Donald Trump can do no wrong in his supporters’ eyes


Seth Meyers looks at the claim that Donald Trump is going to reinvent himself now that the nomination seems within his grasp and that the things that he has said so far that have alienated so many people were just an act to win the nomination.

The Republican party establishment that had despaired that Trump’s wild rhetoric would ‘break the party’ and lead to a catastrophic defeat not only at the presidential level but also in other races are grasping at this straw and hoping that his being more ‘presidential’ will restore the party’s chances.

On the other side, those who are hoping that Trump supporters will feel betrayed by this change and abandon him are likely to be disappointed. Once people have committed to a candidate, they tend to rationalize away almost any evidence that their hero has feet of clay. Trump has achieved the enviable political goal of enabling his supporters to project their views on him. I fully expect the very same Trump supporters who say they like him because he is a ‘straight shooter’ who ‘tells it like it is’ to see any change in his rhetoric as merely a clever strategy designed to win more voters over so that he can implement what he ‘really’ believes, which also happens to be what they believe.

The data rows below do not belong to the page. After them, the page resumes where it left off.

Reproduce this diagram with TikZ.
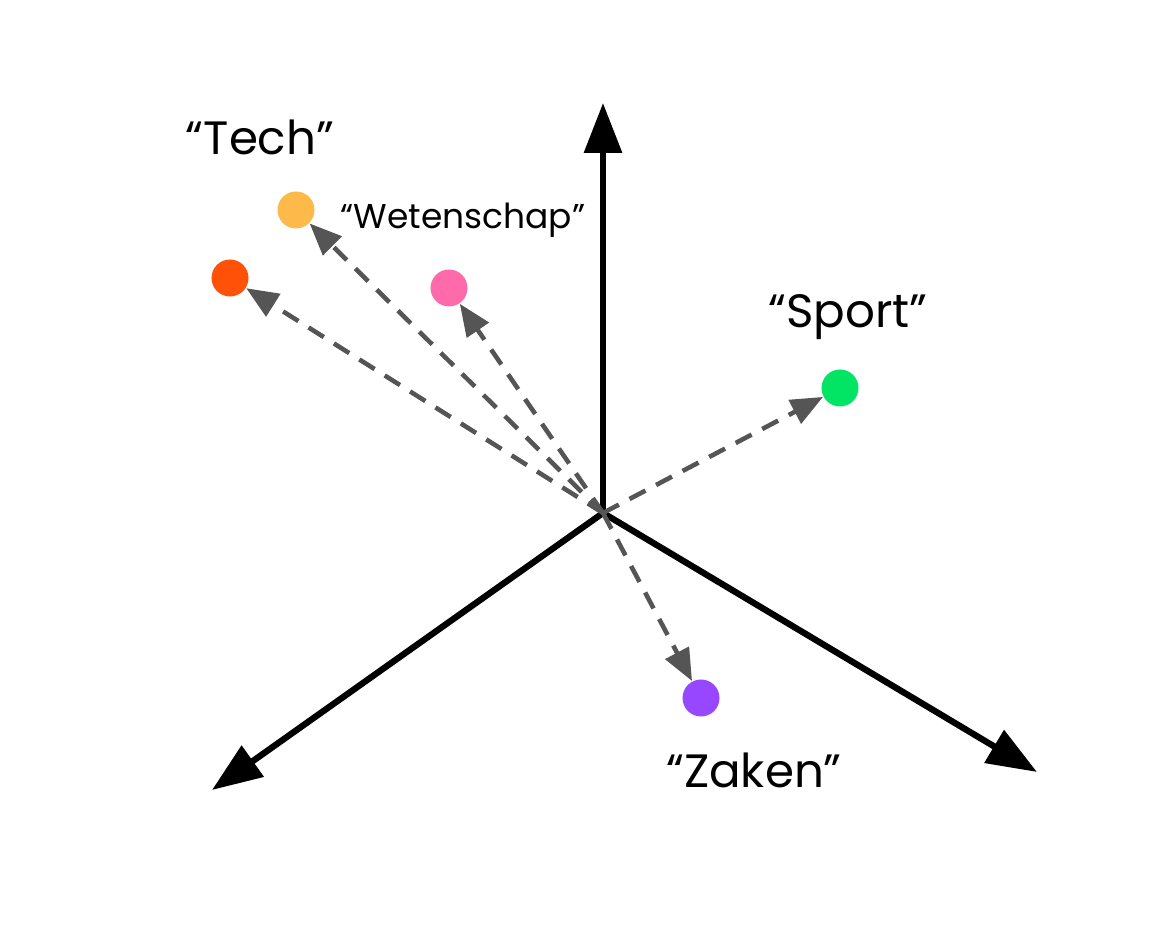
\documentclass[tikz,border=0pt]{standalone}
\usepackage{fontspec}
\setmainfont{Poppins}
\usepackage{tikz}
\usetikzlibrary{arrows.meta}
\definecolor{dotyellow}{HTML}{FDB94A}
\definecolor{dotred}{HTML}{FF5208}
\definecolor{dotpink}{HTML}{FF6BAA}
\definecolor{dotgreen}{HTML}{02E463}
\definecolor{dotpurple}{HTML}{9747FF}
\definecolor{vecgray}{HTML}{555555}
\tikzstyle{node_dot} = [circle, inner sep=0pt, minimum size=3.7mm]
\tikzstyle{node_label} = [inner sep=0pt, font=\fontsize{13.3}{15}\selectfont]
\tikzstyle{node_small} = [inner sep=0pt, font=\fontsize{9.8}{12}\selectfont]
\tikzstyle{edge_axis} = [line width=1.8pt, -{Triangle[length=5mm, width=3.7mm]}]
\tikzstyle{edge_vec} = [vecgray, line width=1.3pt, dash pattern=on 1.8mm off 1.2mm, -{Triangle[length=3.2mm, width=2.6mm]}]

\begin{document}
\begin{tikzpicture}
			\useasboundingbox (0,0) rectangle (11.52,-9.28);
			\coordinate (O) at (6.03,-5.13);
			\coordinate (U) at (6.03,-1.03);
			\coordinate (L) at (2.12,-7.90);
			\coordinate (R) at (10.37,-7.72);
			
			\node (Y) at (2.96,-2.10) [node_dot, fill=dotyellow] {};
			\node (Q) at (2.30,-2.78) [node_dot, fill=dotred] {};
			\node (P) at (4.49,-2.88) [node_dot, fill=dotpink] {};
			\node (G) at (8.40,-3.88) [node_dot, fill=dotgreen] {};
			\node (Z) at (7.01,-6.98) [node_dot, fill=dotpurple] {};
			
			\node (tech) at (2.60,-1.37) [node_label] {“Tech”};
			\node (wet) at (4.63,-2.20) [node_small] {“Wetenschap”};
			\node (sport) at (8.48,-3.17) [node_label] {“Sport”};
			\node (zaken) at (7.54,-7.70) [node_label] {“Zaken”};
			
			\draw[edge_axis] (O)--(U);
			\draw[edge_axis] (O)--(L);
			\draw[edge_axis] (O)--(R);
			
			\draw[edge_vec] (O)--(Y);
			\draw[edge_vec] (O)--(Q);
			\draw[edge_vec] (O)--(P);
			\draw[edge_vec] (O)--(G);
			\draw[edge_vec] (O)--(Z);
		\end{tikzpicture}
\end{document}
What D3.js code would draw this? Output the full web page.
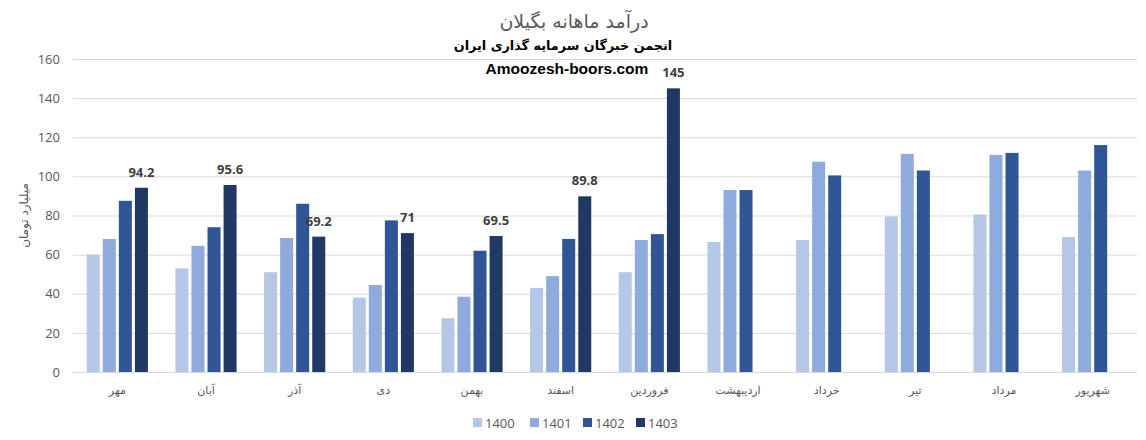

You have to hand it to Trump. He may be all over the place when it comes to policies but he has the canniest political instincts and an incredible ability to manipulate the media.

Comments

  1. Marshall says

    My guess is that he’s going to shoot as far left as possible come the general election. If he’s the Republican primary candidate, as long as he stays a *little* bit to the right of Hillary, he wins the Republican vote. And he grabs all of those Dems who hate Hillary.

  2. brucegee1962 says

    I agree, Marshall. In fact, he’s already started with his transgender bathroom comments.

    Hopefully, people will look beyond whatever he claims his policies of the day are, and just focus on the fact that he’s a bullying, dishonest, mean-spirited ignoramus. Clinton may be a bit too cozy with the plutocrats, but she’s not the epitome of a puppy-strangling Henry F. Potter from It’s a Wonderful Life the way Trump is.

  3. Nick Gotts says

    the fact that he’s a bullying, dishonest, mean-spirited ignoramus

    And that’s his good side!

  4. doublereed says

    Republicans like to whine about how young people are always caught up with cults of personality like Obama and Sanders. This is blatant projection, of course. It’s liberals who aren’t afraid of attacking their own heroes, and conservatives who defend their heroes regardless of the facts. That’s a cult of personality.

    The reality is that many democrats became disillusioned with Obama relatively quickly once he was in office. He wasn’t the Change that they wanted. Those people didn’t go away. They went to other people like Elizabeth Warren or Patrick Leahy. If Leahy or Warren become corporate tools a la Howard Dean, that won’t destroy the movement, because the movement is about ideas, not cults of personality.

    Trump is nothing more than a cult of personality. People don’t particularly care about his ideas.